Now retired, Bodnar said the intent was to have concise, explicit and easy-to-understand goals of what the students should achieve by the end of each grade year, from kindergarten through high school. Unaware of Boley's objections, Bodnar said the biggest hurdle may be helping teachers adjust their classroom approach to standards-based learning.
"The changes aren't really that dramatic," Bodnar said. "There are perhaps more expectations of kids, and more focus on what students need to do to improve achievement."
Associated State Superintendent Robert Hull said the opponents may be confusing standards with curriculum.
"That's still locally driven," Hull said. "The curriculum is all about how we are going to get there and what materials we are going to use."
Hull said he's also heard all manner of rumors about the data collection, very little of it true.
"The information we're talking about is nothing more than what we've always collected from students," Hull said. "The schools and the district own the data, and it is not shared outside of them. We'll know on a state level how schools and districts perform."

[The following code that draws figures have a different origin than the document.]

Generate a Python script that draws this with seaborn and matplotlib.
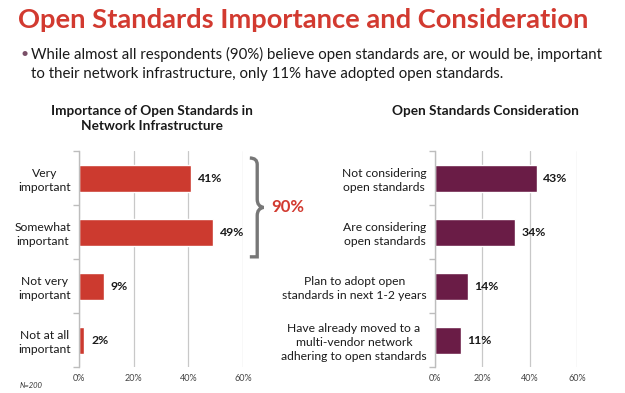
import matplotlib
matplotlib.use("Agg")
import matplotlib.pyplot as plt
from matplotlib.path import Path
from matplotlib.patches import PathPatch
from matplotlib.ticker import FixedLocator, PercentFormatter
import seaborn as sns
import pandas as pd

# data
importance_labels = ["Very\nimportant", "Somewhat\nimportant", "Not very\nimportant", "Not at all\nimportant"]
importance_values = [41, 49, 9, 2]
consider_labels = ["Not considering\nopen standards", "Are considering\nopen standards",
                   "Plan to adopt open\nstandards in next 1-2 years",
                   "Have already moved to a\nmulti-vendor network\nadhering to open standards"]
consider_values = [43, 34, 14, 11]
x_ticks = [0, 20, 40, 60]

RED = "#cc3a2f"
PURPLE = "#6a1c46"
TITLE_RED = "#d23a30"

sns.set_theme(style="white")
plt.rcParams["font.family"] = ["Lato", "DejaVu Sans"]

fig = plt.figure(figsize=(6.25, 3.93), dpi=100)
ax1 = fig.add_axes([79 / 625, 1 - 367 / 393, 164 / 625, 216 / 393])
ax2 = fig.add_axes([435 / 625, 1 - 367 / 393, 142 / 625, 216 / 393])


def draw_panel(ax, labels, values, color, title, title_x):
    df = pd.DataFrame({"label": labels, "value": values})
    sns.barplot(data=df, x="value", y="label", orient="h", color=color,
                width=0.5, saturation=1, ax=ax)
    ax.set_xlim(0, 60)
    ax.set_ylim(3.5, -0.5)
    ax.xaxis.set_major_locator(FixedLocator(x_ticks))
    ax.xaxis.set_major_formatter(PercentFormatter(decimals=0))
    ax.grid(axis="x", color="#c8c8c8", linewidth=0.9)
    ax.set_axisbelow(True)
    for s in ["top", "right", "bottom"]:
        ax.spines[s].set_visible(False)
    ax.spines["left"].set_color("#bdbdbd")
    ax.spines["left"].set_linewidth(1.0)
    ax.tick_params(axis="x", length=0, labelsize=6.5, labelcolor="#444444", pad=5)
    ax.tick_params(axis="y", length=0, labelsize=8.7, labelcolor="#1a1a1a", pad=6)
    ax.yaxis.set_minor_locator(FixedLocator([-0.5, 0.5, 1.5, 2.5, 3.5]))
    ax.tick_params(axis="y", which="minor", left=True, length=4, color="#bdbdbd", width=1.0)
    ax.set_xlabel("")
    ax.set_ylabel("")
    for lbl in ax.get_yticklabels():
        lbl.set_horizontalalignment("right")
        lbl.set_multialignment("center")
        lbl.set_linespacing(1.3)
    for i, v in enumerate(values):
        ax.text(v + 2.5, i, f"{v}%", va="center", ha="left", fontsize=8.8,
                fontweight="bold", color="#1a1a1a")
    fig.text(title_x / 625, 1 - 105 / 393, title, fontsize=9.8, fontweight="bold",
             color="#1a1a1a", ha="center", va="top", linespacing=1.3)


draw_panel(ax1, importance_labels, importance_values, RED,
           "Importance of Open Standards in\nNetwork Infrastructure", 152)
draw_panel(ax2, consider_labels, consider_values, PURPLE,
           "Open Standards Consideration", 485)

# curly bracket for the top two bars
top, bot = -0.37, 1.46
mid = (top + bot) / 2
x0, x1, xt = 62.5, 65.2, 67.5
verts = [(x0, top), (x1, top), (x1, top + 0.12), (x1, top + 0.25),
         (x1, mid - 0.15), (x1, mid - 0.02), (xt, mid),
         (x1, mid + 0.02), (x1, mid + 0.15),
         (x1, bot - 0.25), (x1, bot - 0.12), (x1, bot), (x0, bot)]
codes = [Path.MOVETO, Path.CURVE3, Path.CURVE3, Path.LINETO,
         Path.LINETO, Path.CURVE3, Path.CURVE3,
         Path.CURVE3, Path.CURVE3,
         Path.LINETO, Path.CURVE3, Path.CURVE3, Path.LINETO]
brace = PathPatch(Path(verts, codes), facecolor="none", edgecolor="#777777",
                  linewidth=2.4, clip_on=False)
ax1.add_patch(brace)
ax1.text(70.5, mid, "90%", color=TITLE_RED, fontsize=12, fontweight="bold",
         va="center", ha="left", clip_on=False)

# headings
fig.text(18 / 625, 1 - 20 / 393, "Open Standards Importance and Consideration",
         color=TITLE_RED, fontsize=19.7, fontweight="bold", va="center", ha="left")
fig.text(21 / 625, 1 - 54 / 393, "\u2022", color="#7a5068", fontsize=10, va="center", ha="left")
fig.text(31 / 625, 1 - 54 / 393,
         "While almost all respondents (90%) believe open standards are, or would be, important",
         color="#1a1a1a", fontsize=10.8, va="center", ha="left")
fig.text(31 / 625, 1 - 74 / 393,
         "to their network infrastructure, only 11% have adopted open standards.",
         color="#1a1a1a", fontsize=10.8, va="center", ha="left")
fig.text(20 / 625, 1 - 386 / 393, "N=200", fontsize=5.5, style="italic",
         color="#333333", va="center", ha="left")

fig.savefig("out.png", dpi=100, facecolor="white")
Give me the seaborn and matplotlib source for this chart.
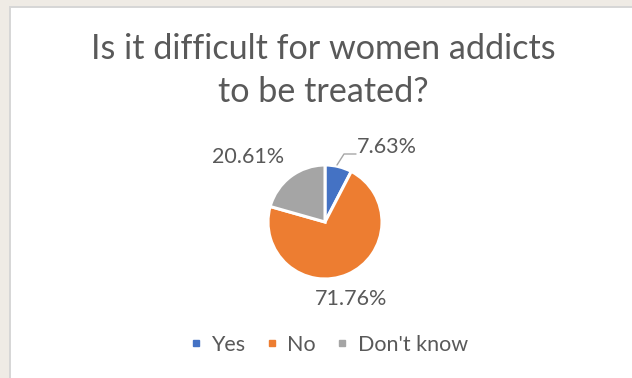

Critics of Common Core have had some successes elsewhere. Indiana has blocked the Common Core phase-in from continuing there for one year, pending a review. Georgia Gov. Nathan Deal signed an executive order last month barring the collection of such information as religious and political affiliations of students and their families. The Republican governor noted that such personal information is not currently being collected, but said he wanted to guard individual rights.